Task statement: Leave out the images and repeat the listing below without a single change.

Source data:
# # #

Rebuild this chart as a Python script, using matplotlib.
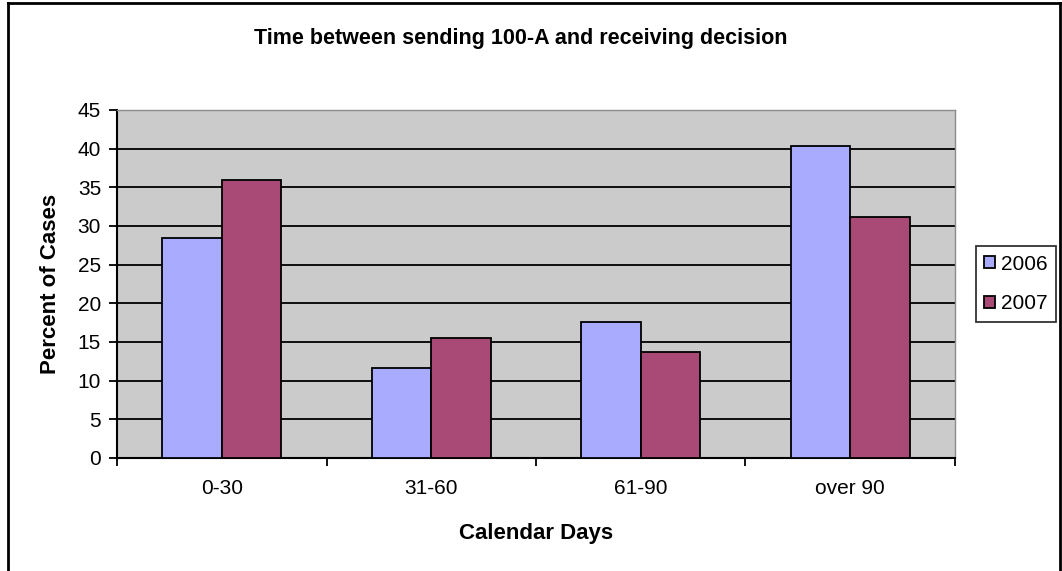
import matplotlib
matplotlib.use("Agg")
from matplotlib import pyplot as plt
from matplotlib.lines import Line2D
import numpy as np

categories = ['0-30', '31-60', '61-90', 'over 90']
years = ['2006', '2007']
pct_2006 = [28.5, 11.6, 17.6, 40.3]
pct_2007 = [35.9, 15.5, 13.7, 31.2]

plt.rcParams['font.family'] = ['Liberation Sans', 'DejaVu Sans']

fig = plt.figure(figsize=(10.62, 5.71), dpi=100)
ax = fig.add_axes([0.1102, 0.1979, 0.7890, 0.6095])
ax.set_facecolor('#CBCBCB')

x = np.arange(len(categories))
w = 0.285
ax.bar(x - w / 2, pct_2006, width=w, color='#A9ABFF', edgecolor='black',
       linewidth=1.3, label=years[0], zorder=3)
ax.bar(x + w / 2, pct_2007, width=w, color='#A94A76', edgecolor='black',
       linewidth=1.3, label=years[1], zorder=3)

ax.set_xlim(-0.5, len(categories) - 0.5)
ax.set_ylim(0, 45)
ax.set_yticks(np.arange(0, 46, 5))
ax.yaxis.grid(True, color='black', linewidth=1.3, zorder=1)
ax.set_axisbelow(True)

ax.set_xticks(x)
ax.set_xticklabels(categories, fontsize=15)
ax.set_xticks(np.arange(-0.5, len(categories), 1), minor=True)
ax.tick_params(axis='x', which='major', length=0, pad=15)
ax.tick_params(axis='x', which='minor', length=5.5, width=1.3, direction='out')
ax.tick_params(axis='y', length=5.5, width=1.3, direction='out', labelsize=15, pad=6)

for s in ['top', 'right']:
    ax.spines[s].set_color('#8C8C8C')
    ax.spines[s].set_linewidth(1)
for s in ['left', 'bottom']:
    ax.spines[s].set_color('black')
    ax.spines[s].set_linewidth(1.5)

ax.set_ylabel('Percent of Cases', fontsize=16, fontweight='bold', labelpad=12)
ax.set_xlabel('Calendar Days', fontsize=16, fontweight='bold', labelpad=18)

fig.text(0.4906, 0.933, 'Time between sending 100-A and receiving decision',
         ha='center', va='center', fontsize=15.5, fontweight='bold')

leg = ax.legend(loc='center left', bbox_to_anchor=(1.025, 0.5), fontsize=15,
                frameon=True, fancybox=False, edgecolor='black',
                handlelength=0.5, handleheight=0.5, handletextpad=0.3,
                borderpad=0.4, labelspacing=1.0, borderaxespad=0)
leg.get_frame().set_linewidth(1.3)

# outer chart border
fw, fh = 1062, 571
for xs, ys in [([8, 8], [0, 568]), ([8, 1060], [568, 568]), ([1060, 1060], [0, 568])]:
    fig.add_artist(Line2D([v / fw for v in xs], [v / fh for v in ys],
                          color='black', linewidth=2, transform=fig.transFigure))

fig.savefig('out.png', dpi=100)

# # #

Answer:
Rebuild this chart as a Python script, using matplotlib.
import matplotlib
matplotlib.use("Agg")
from matplotlib import pyplot as plt
from matplotlib.lines import Line2D
import numpy as np

categories = ['0-30', '31-60', '61-90', 'over 90']
years = ['2006', '2007']
pct_2006 = [28.5, 11.6, 17.6, 40.3]
pct_2007 = [35.9, 15.5, 13.7, 31.2]

plt.rcParams['font.family'] = ['Liberation Sans', 'DejaVu Sans']

fig = plt.figure(figsize=(10.62, 5.71), dpi=100)
ax = fig.add_axes([0.1102, 0.1979, 0.7890, 0.6095])
ax.set_facecolor('#CBCBCB')

x = np.arange(len(categories))
w = 0.285
ax.bar(x - w / 2, pct_2006, width=w, color='#A9ABFF', edgecolor='black',
       linewidth=1.3, label=years[0], zorder=3)
ax.bar(x + w / 2, pct_2007, width=w, color='#A94A76', edgecolor='black',
       linewidth=1.3, label=years[1], zorder=3)

ax.set_xlim(-0.5, len(categories) - 0.5)
ax.set_ylim(0, 45)
ax.set_yticks(np.arange(0, 46, 5))
ax.yaxis.grid(True, color='black', linewidth=1.3, zorder=1)
ax.set_axisbelow(True)

ax.set_xticks(x)
ax.set_xticklabels(categories, fontsize=15)
ax.set_xticks(np.arange(-0.5, len(categories), 1), minor=True)
ax.tick_params(axis='x', which='major', length=0, pad=15)
ax.tick_params(axis='x', which='minor', length=5.5, width=1.3, direction='out')
ax.tick_params(axis='y', length=5.5, width=1.3, direction='out', labelsize=15, pad=6)

for s in ['top', 'right']:
    ax.spines[s].set_color('#8C8C8C')
    ax.spines[s].set_linewidth(1)
for s in ['left', 'bottom']:
    ax.spines[s].set_color('black')
    ax.spines[s].set_linewidth(1.5)

ax.set_ylabel('Percent of Cases', fontsize=16, fontweight='bold', labelpad=12)
ax.set_xlabel('Calendar Days', fontsize=16, fontweight='bold', labelpad=18)

fig.text(0.4906, 0.933, 'Time between sending 100-A and receiving decision',
         ha='center', va='center', fontsize=15.5, fontweight='bold')

leg = ax.legend(loc='center left', bbox_to_anchor=(1.025, 0.5), fontsize=15,
                frameon=True, fancybox=False, edgecolor='black',
                handlelength=0.5, handleheight=0.5, handletextpad=0.3,
                borderpad=0.4, labelspacing=1.0, borderaxespad=0)
leg.get_frame().set_linewidth(1.3)

# outer chart border
fw, fh = 1062, 571
for xs, ys in [([8, 8], [0, 568]), ([8, 1060], [568, 568]), ([1060, 1060], [0, 568])]:
    fig.add_artist(Line2D([v / fw for v in xs], [v / fh for v in ys],
                          color='black', linewidth=2, transform=fig.transFigure))

fig.savefig('out.png', dpi=100)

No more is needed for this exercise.